Karenanya, solusi dari berbagai penyimpangan kebijakan ini bukan sekadar menuntut transparansi prosedural atau revisi undang-undang teknis. Akar masalahnya ada pada sistem itu sendiri. Selama sistem kapitalisme sekuler tetap digunakan, maka akan selalu ada ruang bagi negara untuk menyalahgunakan kekuasaan atas nama keamanan dan pengawasan. Maka, umat Islam harus mulai memandang masalah ini dengan jernih dan mendalam. Bukan hanya sebagai kebijakan keliru, tetapi sebagai bagian dari pola besar negara kapitalistik yang melampaui batas merenggut hak rakyat.

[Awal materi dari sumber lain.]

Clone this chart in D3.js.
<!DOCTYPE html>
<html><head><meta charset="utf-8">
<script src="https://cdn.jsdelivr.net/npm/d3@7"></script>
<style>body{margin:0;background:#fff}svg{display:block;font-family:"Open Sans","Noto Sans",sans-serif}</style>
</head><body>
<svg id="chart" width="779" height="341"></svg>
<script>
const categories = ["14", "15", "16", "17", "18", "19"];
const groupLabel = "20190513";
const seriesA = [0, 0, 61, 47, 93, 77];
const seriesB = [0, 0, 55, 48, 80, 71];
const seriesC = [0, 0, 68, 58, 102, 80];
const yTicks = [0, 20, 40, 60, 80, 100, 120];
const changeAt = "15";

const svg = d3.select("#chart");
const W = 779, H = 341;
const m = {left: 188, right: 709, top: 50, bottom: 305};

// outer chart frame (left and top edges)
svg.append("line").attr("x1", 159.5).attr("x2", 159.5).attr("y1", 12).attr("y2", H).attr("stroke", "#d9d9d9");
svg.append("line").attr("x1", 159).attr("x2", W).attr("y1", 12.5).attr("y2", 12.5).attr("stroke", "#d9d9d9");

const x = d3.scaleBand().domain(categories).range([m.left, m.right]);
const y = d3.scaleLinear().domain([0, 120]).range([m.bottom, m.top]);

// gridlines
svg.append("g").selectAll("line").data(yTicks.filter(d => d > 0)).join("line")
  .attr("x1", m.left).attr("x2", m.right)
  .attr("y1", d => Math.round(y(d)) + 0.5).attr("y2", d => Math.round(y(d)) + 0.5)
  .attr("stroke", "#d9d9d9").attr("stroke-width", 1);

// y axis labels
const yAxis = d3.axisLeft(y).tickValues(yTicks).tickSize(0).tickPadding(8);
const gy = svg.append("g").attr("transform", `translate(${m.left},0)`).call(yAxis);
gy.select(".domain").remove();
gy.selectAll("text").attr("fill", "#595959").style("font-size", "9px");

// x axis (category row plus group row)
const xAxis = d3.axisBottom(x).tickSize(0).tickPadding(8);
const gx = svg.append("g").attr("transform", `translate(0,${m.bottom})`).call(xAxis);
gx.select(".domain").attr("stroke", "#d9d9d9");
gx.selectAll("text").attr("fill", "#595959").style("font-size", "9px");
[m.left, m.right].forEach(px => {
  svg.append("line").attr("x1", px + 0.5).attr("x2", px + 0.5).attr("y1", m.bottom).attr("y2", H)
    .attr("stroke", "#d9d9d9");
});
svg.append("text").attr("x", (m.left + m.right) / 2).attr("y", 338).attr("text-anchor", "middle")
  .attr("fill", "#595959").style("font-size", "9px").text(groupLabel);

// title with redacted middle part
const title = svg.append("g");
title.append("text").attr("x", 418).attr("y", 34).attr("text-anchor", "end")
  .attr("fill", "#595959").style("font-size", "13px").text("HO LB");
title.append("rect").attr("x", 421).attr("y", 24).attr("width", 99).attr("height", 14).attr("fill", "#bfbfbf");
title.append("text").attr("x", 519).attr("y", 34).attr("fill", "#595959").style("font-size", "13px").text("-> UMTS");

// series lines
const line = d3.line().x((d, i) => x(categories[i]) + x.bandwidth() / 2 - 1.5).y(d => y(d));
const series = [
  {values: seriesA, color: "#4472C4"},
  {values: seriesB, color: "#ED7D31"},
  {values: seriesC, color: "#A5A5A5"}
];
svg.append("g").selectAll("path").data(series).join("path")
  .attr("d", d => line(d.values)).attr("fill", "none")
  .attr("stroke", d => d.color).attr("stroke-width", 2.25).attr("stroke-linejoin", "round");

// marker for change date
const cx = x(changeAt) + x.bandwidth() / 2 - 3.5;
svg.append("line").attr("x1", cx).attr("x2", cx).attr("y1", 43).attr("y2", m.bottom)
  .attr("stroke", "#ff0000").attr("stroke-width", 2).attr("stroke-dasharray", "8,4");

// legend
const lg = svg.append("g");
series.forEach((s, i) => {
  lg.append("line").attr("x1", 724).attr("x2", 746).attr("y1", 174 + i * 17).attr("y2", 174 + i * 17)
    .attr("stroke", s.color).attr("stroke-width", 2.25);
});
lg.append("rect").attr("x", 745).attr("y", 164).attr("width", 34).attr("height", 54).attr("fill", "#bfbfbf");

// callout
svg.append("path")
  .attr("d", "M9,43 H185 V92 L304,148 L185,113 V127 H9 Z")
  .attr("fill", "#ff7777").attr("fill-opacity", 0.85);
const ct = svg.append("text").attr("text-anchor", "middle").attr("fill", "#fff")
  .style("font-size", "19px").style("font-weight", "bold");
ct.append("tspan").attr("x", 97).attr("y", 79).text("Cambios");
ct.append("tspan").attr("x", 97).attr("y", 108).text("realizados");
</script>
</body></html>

Pemblokiran rekening tanpa proses hukum yang sah bukanlah sekadar kebijakan bermasalah, tetapi cerminan nyata dari watak represif negara dalam sistem kapitalisme sekuler. Ketika negara bisa memasuki ranah privasi warga dan merampas hak milik atas dasar kecurigaan, maka jelas hak-hak individu berada dalam ancaman. Islam menawarkan paradigma yang sangat berbeda yang menjamin kepemilikan pribadi, menegakkan prinsip keadilan, dan membatasi kekuasaan negara agar tidak zalim terhadap rakyatnya.

Maka solusi sejati tidak cukup hanya dengan revisi undang-undang atau kritik prosedural. Dibutuhkan perubahan sistemik: keluar dari jerat kapitalisme dan kembali kepada Islam kaffah yang menjadikan syariat sebagai sumber hukum. Hanya dengan itulah keadilan dan perlindungan hak rakyat benar-benar dapat ditegakkan.